3. Listen to group, realize they're just like a sped-up Swervedriver from the Midwest -- not a good combination -- and then leave as you comment on the singer's really nice Neiman-Marcus silver trousers. God those were really nice.
4. Go back to Mod Pad and listen to rare Kinks on vinyl and then Lenny Bruce routines until the wee hours of the morning. Decide to crash there, because it's not worth driving when you're drunk. And there's no point in driving all the way home when you're going to drive all that way back again the next day.
5. Wake up to friend saying "Your mom is on the phone". But mom doesn't have the number here, you think to yourself. Uh-oh...And why is mom calling? Isn't she in Colorado? No. Mom is home, and has been since 6 pm on Wednesday. And really really pissed off because you've been out all night.
So yeah, I kind of screwed up. Luckily, I talked my way out of it seeming that the situation was more of a situation than it was, I guess. Mom and Dad are no longer mad, but they "preferred" that I stayed in all weekend as penance for making them worry like that. Understandable, I suppose. Still, I had things I wanted to do on Saturday, like see Fury III at Trees, but that was kind of ixnayed when I decided to stick around Steve's house a bit longer to hear a hard-to-find copy of "Celluloid Heroes". Chrissy, you are *such* a brainiac sometimes.
Regardless, I actually did have a lot of fun.
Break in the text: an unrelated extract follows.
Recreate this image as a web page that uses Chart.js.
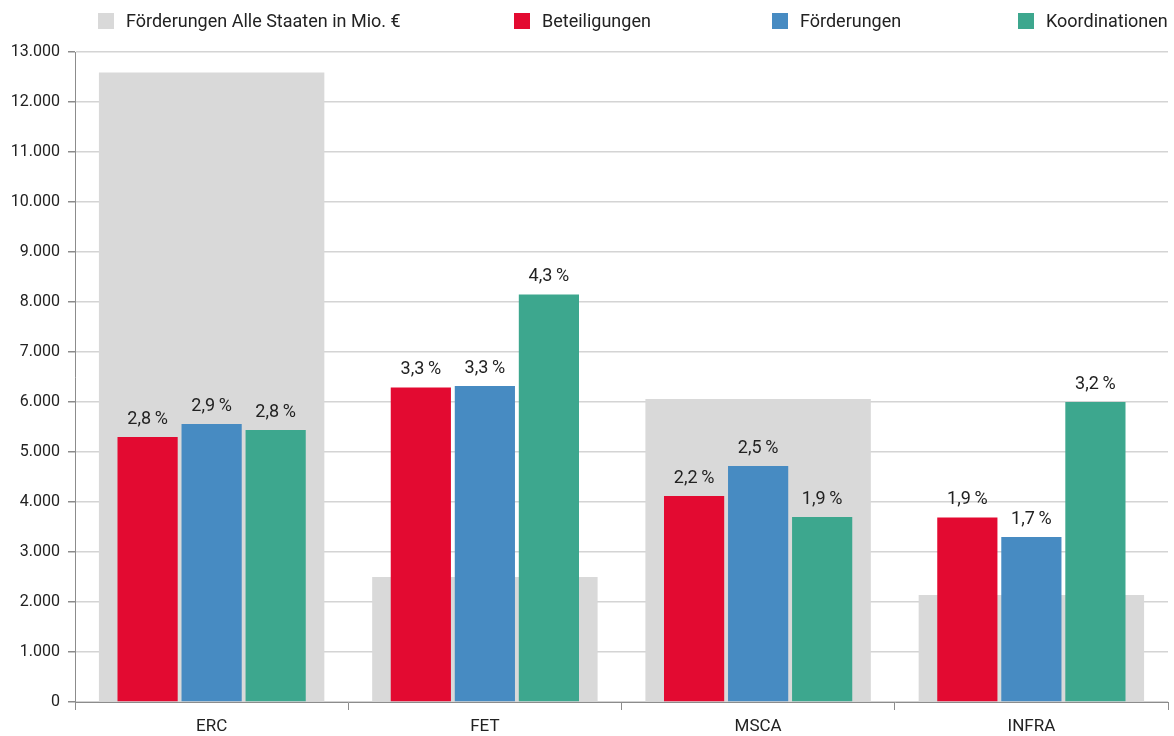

It was nice to sit there and talk to someone about Ray/Dave Davies that wouldn't get bored or think I was stupid for gushing so much about a crazy old man/men. And someone appreciates the fact that for being 21, I actually do have a lot of valid opinions and I'm easier to get along with than most people his age. Which is really really close to my parents'. Eep. He mentioned taking me to see Elvis Costello (who is coming to Dallas soon!!!) and told me that back in the day, the Attractions were one of the best bands he had ever seen. When the Attractions were in their height, I was wearing Osh Kosh and learning my ABCs. This is just so odd to me.
Oh, I also quit my job. Never work at a place where the HR director starts to let his hand linger on your lower back or corner you in back rooms. Or where your immediate manager is a drill sergeant in the marines. It just doesn't work out. It was really stressing me out to work there, and I got fed up. So I'm looking for another job. At least this time I've got money in savings. For once I used the old noodle.
So tomorrow is Labor Day, which means fuck all, aside from the fact that my whole family will be under one roof for another day, and that's going to kind of suck. I really need to get out of the house by myself for a couple of hours. I really need to get my own set of wheels or something. I'm ready to have my freedom back again.
I went with Angie and Matt to see the Blair Witch Project tonight. Can we say, "overhyped"? I was bored until Josh got gutted, and even then all I could do was laugh. If I hear anyone bickering in the woods in the future, I'm going to hit them. That banter really got to me. As soon as the credits came on, all I could do was laugh. Same with Matt. I was glad I didn't waste my own money on it. Angie was scared. Figures.